-------- Source data --------

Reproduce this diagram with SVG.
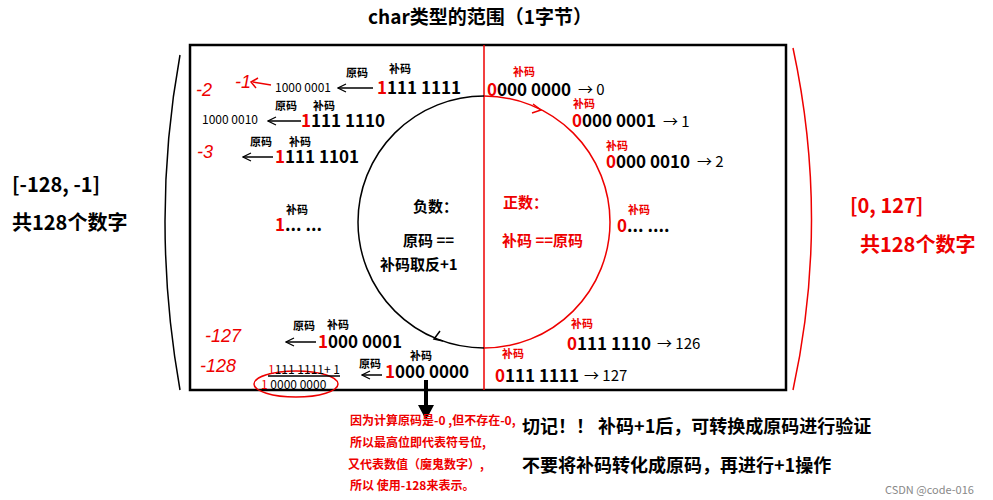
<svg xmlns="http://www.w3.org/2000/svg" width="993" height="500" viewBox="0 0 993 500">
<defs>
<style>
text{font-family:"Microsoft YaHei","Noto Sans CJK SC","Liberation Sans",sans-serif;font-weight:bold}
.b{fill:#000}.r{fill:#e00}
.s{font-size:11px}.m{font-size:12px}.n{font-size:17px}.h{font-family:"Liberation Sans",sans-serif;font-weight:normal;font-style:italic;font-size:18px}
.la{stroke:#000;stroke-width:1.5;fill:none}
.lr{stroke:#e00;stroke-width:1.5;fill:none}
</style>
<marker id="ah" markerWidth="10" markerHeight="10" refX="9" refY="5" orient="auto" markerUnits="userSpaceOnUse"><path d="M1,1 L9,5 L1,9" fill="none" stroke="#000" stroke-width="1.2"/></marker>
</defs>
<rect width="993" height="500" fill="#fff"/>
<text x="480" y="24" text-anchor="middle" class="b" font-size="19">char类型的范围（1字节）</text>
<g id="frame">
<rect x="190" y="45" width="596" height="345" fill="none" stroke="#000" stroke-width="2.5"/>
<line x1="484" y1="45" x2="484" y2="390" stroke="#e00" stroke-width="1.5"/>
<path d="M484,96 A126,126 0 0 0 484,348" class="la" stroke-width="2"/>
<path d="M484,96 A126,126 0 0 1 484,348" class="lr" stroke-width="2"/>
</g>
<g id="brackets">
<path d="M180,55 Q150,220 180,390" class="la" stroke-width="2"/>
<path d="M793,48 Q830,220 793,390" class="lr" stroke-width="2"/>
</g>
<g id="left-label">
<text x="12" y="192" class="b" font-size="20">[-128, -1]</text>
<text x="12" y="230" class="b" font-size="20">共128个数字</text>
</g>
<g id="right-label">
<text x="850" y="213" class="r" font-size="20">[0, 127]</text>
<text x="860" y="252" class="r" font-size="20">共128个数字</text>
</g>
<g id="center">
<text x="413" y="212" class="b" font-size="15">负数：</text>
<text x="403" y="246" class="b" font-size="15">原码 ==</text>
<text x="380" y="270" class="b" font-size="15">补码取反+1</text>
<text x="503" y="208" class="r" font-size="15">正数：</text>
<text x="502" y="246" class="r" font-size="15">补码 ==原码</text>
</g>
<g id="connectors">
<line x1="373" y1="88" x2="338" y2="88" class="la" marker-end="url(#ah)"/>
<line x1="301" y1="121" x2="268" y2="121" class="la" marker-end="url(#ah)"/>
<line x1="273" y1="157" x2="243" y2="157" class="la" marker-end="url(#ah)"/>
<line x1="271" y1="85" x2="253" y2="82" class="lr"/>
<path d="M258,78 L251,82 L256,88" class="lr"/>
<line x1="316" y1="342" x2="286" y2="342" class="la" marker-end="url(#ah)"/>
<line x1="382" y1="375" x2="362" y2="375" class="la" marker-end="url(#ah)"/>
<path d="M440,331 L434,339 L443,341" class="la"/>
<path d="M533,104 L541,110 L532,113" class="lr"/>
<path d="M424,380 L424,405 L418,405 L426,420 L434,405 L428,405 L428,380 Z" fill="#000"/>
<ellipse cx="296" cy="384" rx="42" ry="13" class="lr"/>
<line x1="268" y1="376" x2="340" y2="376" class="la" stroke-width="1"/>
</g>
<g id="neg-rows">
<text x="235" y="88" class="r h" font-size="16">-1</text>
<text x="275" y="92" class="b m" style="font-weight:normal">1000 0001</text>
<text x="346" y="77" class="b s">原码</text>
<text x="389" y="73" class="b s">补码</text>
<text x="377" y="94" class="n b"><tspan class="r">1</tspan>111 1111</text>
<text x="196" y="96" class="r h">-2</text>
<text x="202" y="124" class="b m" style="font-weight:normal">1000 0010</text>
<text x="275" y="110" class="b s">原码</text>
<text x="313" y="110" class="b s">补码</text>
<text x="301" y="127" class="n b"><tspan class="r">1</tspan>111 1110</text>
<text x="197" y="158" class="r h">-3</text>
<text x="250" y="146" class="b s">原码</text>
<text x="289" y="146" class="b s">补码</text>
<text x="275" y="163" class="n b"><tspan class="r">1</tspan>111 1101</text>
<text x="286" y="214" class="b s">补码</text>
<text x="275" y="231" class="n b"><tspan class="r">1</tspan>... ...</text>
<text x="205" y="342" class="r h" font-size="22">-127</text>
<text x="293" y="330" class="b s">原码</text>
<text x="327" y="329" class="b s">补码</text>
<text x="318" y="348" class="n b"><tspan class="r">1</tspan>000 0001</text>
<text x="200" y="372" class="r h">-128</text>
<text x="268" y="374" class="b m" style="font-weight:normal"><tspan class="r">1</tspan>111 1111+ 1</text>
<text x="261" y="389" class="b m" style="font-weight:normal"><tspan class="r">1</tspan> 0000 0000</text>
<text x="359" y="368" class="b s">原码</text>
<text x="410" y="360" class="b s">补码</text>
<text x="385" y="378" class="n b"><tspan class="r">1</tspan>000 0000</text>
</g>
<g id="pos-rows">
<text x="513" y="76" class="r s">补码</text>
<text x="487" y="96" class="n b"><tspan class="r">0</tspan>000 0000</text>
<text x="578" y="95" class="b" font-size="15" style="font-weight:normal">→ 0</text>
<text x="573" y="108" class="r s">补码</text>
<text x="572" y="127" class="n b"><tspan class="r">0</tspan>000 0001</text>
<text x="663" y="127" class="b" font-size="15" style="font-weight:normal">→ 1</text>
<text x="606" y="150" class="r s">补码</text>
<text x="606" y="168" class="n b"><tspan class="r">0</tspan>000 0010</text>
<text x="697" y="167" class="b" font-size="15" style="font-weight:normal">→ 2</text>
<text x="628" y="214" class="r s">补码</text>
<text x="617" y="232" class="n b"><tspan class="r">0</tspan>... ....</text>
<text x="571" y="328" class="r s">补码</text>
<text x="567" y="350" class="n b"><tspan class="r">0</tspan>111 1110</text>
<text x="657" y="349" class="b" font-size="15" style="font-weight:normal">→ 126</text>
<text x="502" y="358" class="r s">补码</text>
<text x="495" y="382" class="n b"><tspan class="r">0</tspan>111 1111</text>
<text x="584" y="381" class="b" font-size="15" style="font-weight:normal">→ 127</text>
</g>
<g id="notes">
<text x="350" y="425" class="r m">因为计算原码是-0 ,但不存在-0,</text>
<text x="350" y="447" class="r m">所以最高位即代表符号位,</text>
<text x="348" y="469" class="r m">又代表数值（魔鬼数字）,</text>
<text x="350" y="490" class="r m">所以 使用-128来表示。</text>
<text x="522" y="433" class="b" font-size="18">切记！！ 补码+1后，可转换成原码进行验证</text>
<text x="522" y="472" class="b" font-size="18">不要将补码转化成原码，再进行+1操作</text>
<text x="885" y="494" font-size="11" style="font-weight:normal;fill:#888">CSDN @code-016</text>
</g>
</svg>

--------

Print out the lines exactly, skipping any picture.

Reproduce this diagram with SVG.
<svg xmlns="http://www.w3.org/2000/svg" width="993" height="500" viewBox="0 0 993 500">
<defs>
<style>
text{font-family:"Microsoft YaHei","Noto Sans CJK SC","Liberation Sans",sans-serif;font-weight:bold}
.b{fill:#000}.r{fill:#e00}
.s{font-size:11px}.m{font-size:12px}.n{font-size:17px}.h{font-family:"Liberation Sans",sans-serif;font-weight:normal;font-style:italic;font-size:18px}
.la{stroke:#000;stroke-width:1.5;fill:none}
.lr{stroke:#e00;stroke-width:1.5;fill:none}
</style>
<marker id="ah" markerWidth="10" markerHeight="10" refX="9" refY="5" orient="auto" markerUnits="userSpaceOnUse"><path d="M1,1 L9,5 L1,9" fill="none" stroke="#000" stroke-width="1.2"/></marker>
</defs>
<rect width="993" height="500" fill="#fff"/>
<text x="480" y="24" text-anchor="middle" class="b" font-size="19">char类型的范围（1字节）</text>
<g id="frame">
<rect x="190" y="45" width="596" height="345" fill="none" stroke="#000" stroke-width="2.5"/>
<line x1="484" y1="45" x2="484" y2="390" stroke="#e00" stroke-width="1.5"/>
<path d="M484,96 A126,126 0 0 0 484,348" class="la" stroke-width="2"/>
<path d="M484,96 A126,126 0 0 1 484,348" class="lr" stroke-width="2"/>
</g>
<g id="brackets">
<path d="M180,55 Q150,220 180,390" class="la" stroke-width="2"/>
<path d="M793,48 Q830,220 793,390" class="lr" stroke-width="2"/>
</g>
<g id="left-label">
<text x="12" y="192" class="b" font-size="20">[-128, -1]</text>
<text x="12" y="230" class="b" font-size="20">共128个数字</text>
</g>
<g id="right-label">
<text x="850" y="213" class="r" font-size="20">[0, 127]</text>
<text x="860" y="252" class="r" font-size="20">共128个数字</text>
</g>
<g id="center">
<text x="413" y="212" class="b" font-size="15">负数：</text>
<text x="403" y="246" class="b" font-size="15">原码 ==</text>
<text x="380" y="270" class="b" font-size="15">补码取反+1</text>
<text x="503" y="208" class="r" font-size="15">正数：</text>
<text x="502" y="246" class="r" font-size="15">补码 ==原码</text>
</g>
<g id="connectors">
<line x1="373" y1="88" x2="338" y2="88" class="la" marker-end="url(#ah)"/>
<line x1="301" y1="121" x2="268" y2="121" class="la" marker-end="url(#ah)"/>
<line x1="273" y1="157" x2="243" y2="157" class="la" marker-end="url(#ah)"/>
<line x1="271" y1="85" x2="253" y2="82" class="lr"/>
<path d="M258,78 L251,82 L256,88" class="lr"/>
<line x1="316" y1="342" x2="286" y2="342" class="la" marker-end="url(#ah)"/>
<line x1="382" y1="375" x2="362" y2="375" class="la" marker-end="url(#ah)"/>
<path d="M440,331 L434,339 L443,341" class="la"/>
<path d="M533,104 L541,110 L532,113" class="lr"/>
<path d="M424,380 L424,405 L418,405 L426,420 L434,405 L428,405 L428,380 Z" fill="#000"/>
<ellipse cx="296" cy="384" rx="42" ry="13" class="lr"/>
<line x1="268" y1="376" x2="340" y2="376" class="la" stroke-width="1"/>
</g>
<g id="neg-rows">
<text x="235" y="88" class="r h" font-size="16">-1</text>
<text x="275" y="92" class="b m" style="font-weight:normal">1000 0001</text>
<text x="346" y="77" class="b s">原码</text>
<text x="389" y="73" class="b s">补码</text>
<text x="377" y="94" class="n b"><tspan class="r">1</tspan>111 1111</text>
<text x="196" y="96" class="r h">-2</text>
<text x="202" y="124" class="b m" style="font-weight:normal">1000 0010</text>
<text x="275" y="110" class="b s">原码</text>
<text x="313" y="110" class="b s">补码</text>
<text x="301" y="127" class="n b"><tspan class="r">1</tspan>111 1110</text>
<text x="197" y="158" class="r h">-3</text>
<text x="250" y="146" class="b s">原码</text>
<text x="289" y="146" class="b s">补码</text>
<text x="275" y="163" class="n b"><tspan class="r">1</tspan>111 1101</text>
<text x="286" y="214" class="b s">补码</text>
<text x="275" y="231" class="n b"><tspan class="r">1</tspan>... ...</text>
<text x="205" y="342" class="r h" font-size="22">-127</text>
<text x="293" y="330" class="b s">原码</text>
<text x="327" y="329" class="b s">补码</text>
<text x="318" y="348" class="n b"><tspan class="r">1</tspan>000 0001</text>
<text x="200" y="372" class="r h">-128</text>
<text x="268" y="374" class="b m" style="font-weight:normal"><tspan class="r">1</tspan>111 1111+ 1</text>
<text x="261" y="389" class="b m" style="font-weight:normal"><tspan class="r">1</tspan> 0000 0000</text>
<text x="359" y="368" class="b s">原码</text>
<text x="410" y="360" class="b s">补码</text>
<text x="385" y="378" class="n b"><tspan class="r">1</tspan>000 0000</text>
</g>
<g id="pos-rows">
<text x="513" y="76" class="r s">补码</text>
<text x="487" y="96" class="n b"><tspan class="r">0</tspan>000 0000</text>
<text x="578" y="95" class="b" font-size="15" style="font-weight:normal">→ 0</text>
<text x="573" y="108" class="r s">补码</text>
<text x="572" y="127" class="n b"><tspan class="r">0</tspan>000 0001</text>
<text x="663" y="127" class="b" font-size="15" style="font-weight:normal">→ 1</text>
<text x="606" y="150" class="r s">补码</text>
<text x="606" y="168" class="n b"><tspan class="r">0</tspan>000 0010</text>
<text x="697" y="167" class="b" font-size="15" style="font-weight:normal">→ 2</text>
<text x="628" y="214" class="r s">补码</text>
<text x="617" y="232" class="n b"><tspan class="r">0</tspan>... ....</text>
<text x="571" y="328" class="r s">补码</text>
<text x="567" y="350" class="n b"><tspan class="r">0</tspan>111 1110</text>
<text x="657" y="349" class="b" font-size="15" style="font-weight:normal">→ 126</text>
<text x="502" y="358" class="r s">补码</text>
<text x="495" y="382" class="n b"><tspan class="r">0</tspan>111 1111</text>
<text x="584" y="381" class="b" font-size="15" style="font-weight:normal">→ 127</text>
</g>
<g id="notes">
<text x="350" y="425" class="r m">因为计算原码是-0 ,但不存在-0,</text>
<text x="350" y="447" class="r m">所以最高位即代表符号位,</text>
<text x="348" y="469" class="r m">又代表数值（魔鬼数字）,</text>
<text x="350" y="490" class="r m">所以 使用-128来表示。</text>
<text x="522" y="433" class="b" font-size="18">切记！！ 补码+1后，可转换成原码进行验证</text>
<text x="522" y="472" class="b" font-size="18">不要将补码转化成原码，再进行+1操作</text>
<text x="885" y="494" font-size="11" style="font-weight:normal;fill:#888">CSDN @code-016</text>
</g>
</svg>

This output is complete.